* _EXERCISE_
Print the records below exactly, from the line containing "Convert this chart to D3.js code." down to the line containing "25000, 30000, 35000];", both lines included, and omit every picture.

* _STORED DATA_
****************************************

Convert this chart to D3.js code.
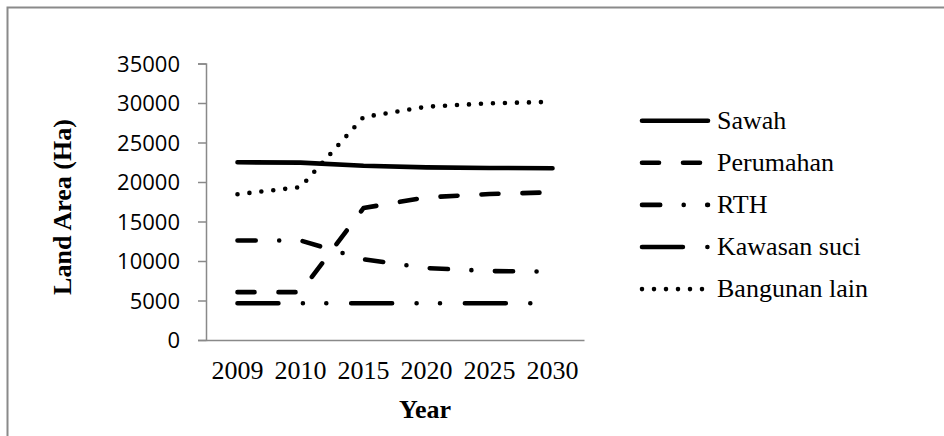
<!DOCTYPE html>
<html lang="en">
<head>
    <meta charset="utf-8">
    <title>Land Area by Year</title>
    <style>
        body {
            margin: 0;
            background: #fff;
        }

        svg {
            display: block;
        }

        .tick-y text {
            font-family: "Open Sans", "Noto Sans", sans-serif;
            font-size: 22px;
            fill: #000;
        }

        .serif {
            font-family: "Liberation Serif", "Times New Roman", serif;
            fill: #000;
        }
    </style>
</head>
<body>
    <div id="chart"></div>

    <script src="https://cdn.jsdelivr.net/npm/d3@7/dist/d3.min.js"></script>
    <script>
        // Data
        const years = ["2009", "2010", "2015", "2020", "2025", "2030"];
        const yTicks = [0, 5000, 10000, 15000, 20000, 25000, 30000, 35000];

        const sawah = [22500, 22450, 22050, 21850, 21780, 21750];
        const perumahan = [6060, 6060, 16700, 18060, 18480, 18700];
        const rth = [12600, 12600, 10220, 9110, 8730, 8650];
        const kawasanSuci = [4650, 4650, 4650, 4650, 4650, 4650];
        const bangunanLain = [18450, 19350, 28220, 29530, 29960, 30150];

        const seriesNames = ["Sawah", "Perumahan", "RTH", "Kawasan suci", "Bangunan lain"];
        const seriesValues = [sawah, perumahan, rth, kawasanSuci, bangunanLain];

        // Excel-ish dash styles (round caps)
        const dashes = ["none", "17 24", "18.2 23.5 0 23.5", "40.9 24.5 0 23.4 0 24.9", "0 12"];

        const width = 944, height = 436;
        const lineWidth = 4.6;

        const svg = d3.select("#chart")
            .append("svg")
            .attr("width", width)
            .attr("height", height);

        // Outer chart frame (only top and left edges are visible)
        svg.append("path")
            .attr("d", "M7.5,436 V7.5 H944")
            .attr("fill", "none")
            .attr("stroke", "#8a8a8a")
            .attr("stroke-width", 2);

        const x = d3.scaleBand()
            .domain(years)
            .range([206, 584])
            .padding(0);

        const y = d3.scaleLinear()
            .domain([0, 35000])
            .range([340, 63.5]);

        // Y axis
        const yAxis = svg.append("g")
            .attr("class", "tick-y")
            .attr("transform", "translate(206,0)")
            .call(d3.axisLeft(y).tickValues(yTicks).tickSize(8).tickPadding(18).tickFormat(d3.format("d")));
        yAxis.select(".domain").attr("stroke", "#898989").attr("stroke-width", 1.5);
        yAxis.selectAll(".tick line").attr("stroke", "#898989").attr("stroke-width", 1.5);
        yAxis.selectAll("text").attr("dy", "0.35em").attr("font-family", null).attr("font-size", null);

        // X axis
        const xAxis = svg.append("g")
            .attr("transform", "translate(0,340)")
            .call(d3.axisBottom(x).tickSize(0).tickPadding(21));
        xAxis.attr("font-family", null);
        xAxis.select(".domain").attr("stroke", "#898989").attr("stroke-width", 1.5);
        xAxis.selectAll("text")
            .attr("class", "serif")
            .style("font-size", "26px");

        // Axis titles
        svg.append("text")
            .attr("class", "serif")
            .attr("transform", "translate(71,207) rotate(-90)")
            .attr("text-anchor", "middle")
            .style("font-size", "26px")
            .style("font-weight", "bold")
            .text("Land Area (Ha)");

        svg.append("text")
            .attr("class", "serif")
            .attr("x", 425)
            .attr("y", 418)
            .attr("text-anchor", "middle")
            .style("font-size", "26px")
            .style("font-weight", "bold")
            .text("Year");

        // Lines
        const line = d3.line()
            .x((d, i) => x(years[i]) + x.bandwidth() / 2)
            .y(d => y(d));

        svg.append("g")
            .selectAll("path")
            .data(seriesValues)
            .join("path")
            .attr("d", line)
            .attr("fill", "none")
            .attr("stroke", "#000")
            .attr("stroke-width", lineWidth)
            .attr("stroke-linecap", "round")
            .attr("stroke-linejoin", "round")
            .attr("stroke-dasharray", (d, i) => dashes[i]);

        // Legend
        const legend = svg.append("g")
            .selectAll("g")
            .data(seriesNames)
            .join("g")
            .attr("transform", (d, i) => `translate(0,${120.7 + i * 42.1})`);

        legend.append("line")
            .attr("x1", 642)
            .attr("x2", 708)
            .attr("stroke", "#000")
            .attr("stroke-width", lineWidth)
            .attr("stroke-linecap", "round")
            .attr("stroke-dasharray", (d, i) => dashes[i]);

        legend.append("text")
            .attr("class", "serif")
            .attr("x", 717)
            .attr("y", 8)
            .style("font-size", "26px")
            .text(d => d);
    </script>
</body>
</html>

****************************************

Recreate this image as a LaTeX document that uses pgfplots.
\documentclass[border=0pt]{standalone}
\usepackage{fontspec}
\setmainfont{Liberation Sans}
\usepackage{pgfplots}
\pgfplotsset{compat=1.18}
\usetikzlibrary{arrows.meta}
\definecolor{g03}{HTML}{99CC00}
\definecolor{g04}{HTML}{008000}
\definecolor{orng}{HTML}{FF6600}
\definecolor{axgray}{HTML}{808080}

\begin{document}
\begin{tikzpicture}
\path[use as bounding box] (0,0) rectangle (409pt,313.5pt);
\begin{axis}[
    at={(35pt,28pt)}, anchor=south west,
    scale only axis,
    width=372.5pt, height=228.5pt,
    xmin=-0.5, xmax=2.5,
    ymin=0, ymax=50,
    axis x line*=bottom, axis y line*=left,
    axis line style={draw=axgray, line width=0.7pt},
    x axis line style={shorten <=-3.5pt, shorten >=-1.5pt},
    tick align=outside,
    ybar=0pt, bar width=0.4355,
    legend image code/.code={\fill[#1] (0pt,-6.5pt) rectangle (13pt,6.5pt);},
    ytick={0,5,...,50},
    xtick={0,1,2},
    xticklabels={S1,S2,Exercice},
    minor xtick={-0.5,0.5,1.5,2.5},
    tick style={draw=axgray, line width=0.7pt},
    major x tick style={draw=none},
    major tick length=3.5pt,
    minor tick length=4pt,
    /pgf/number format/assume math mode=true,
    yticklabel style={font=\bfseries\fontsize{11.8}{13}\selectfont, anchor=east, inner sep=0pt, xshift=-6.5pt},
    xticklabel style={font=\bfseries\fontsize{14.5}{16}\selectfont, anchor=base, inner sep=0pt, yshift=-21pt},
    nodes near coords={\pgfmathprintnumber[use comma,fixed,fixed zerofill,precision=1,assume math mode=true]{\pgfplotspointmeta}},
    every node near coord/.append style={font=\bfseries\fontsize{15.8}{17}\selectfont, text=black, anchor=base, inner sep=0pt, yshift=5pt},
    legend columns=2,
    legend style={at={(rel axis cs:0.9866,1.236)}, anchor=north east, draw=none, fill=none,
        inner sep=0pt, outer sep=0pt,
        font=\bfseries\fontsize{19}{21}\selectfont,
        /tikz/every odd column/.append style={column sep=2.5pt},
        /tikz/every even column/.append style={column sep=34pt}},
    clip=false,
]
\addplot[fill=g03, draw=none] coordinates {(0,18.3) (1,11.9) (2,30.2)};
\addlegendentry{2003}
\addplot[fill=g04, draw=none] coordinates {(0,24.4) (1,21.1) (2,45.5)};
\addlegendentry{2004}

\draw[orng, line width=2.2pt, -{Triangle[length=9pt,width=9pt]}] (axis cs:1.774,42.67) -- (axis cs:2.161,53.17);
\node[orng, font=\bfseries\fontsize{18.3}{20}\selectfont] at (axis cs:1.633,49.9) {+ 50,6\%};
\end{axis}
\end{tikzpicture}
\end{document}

****************************************

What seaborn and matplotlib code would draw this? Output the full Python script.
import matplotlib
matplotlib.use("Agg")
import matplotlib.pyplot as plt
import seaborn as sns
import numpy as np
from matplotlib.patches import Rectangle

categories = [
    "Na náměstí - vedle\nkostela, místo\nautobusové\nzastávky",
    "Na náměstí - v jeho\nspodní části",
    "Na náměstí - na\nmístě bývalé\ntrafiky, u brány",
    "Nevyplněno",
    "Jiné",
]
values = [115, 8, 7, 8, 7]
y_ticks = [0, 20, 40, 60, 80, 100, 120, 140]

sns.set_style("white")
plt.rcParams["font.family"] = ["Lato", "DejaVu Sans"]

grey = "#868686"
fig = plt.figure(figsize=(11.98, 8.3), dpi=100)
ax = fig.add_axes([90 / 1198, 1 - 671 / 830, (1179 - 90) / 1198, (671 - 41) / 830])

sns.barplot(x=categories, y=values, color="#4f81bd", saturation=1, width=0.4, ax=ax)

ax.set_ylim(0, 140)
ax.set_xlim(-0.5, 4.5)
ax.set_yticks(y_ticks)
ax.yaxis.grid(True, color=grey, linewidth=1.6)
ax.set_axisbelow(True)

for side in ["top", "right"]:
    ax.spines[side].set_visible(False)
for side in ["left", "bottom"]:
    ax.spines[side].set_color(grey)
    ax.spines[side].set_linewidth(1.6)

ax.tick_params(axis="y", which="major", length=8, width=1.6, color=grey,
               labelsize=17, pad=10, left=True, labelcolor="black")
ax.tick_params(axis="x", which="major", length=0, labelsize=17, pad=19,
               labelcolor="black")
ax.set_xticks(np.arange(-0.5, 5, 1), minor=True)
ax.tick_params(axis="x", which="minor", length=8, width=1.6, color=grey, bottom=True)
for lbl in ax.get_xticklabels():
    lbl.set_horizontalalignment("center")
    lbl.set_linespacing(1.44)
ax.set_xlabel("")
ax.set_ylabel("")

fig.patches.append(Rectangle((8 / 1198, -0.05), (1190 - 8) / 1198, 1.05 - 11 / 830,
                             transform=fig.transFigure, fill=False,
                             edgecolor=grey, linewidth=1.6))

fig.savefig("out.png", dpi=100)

****************************************

* _REPLY_
Convert this chart to D3.js code.
<!DOCTYPE html>
<html lang="en">
<head>
    <meta charset="utf-8">
    <title>Land Area by Year</title>
    <style>
        body {
            margin: 0;
            background: #fff;
        }

        svg {
            display: block;
        }

        .tick-y text {
            font-family: "Open Sans", "Noto Sans", sans-serif;
            font-size: 22px;
            fill: #000;
        }

        .serif {
            font-family: "Liberation Serif", "Times New Roman", serif;
            fill: #000;
        }
    </style>
</head>
<body>
    <div id="chart"></div>

    <script src="https://cdn.jsdelivr.net/npm/d3@7/dist/d3.min.js"></script>
    <script>
        // Data
        const years = ["2009", "2010", "2015", "2020", "2025", "2030"];
        const yTicks = [0, 5000, 10000, 15000, 20000, 25000, 30000, 35000];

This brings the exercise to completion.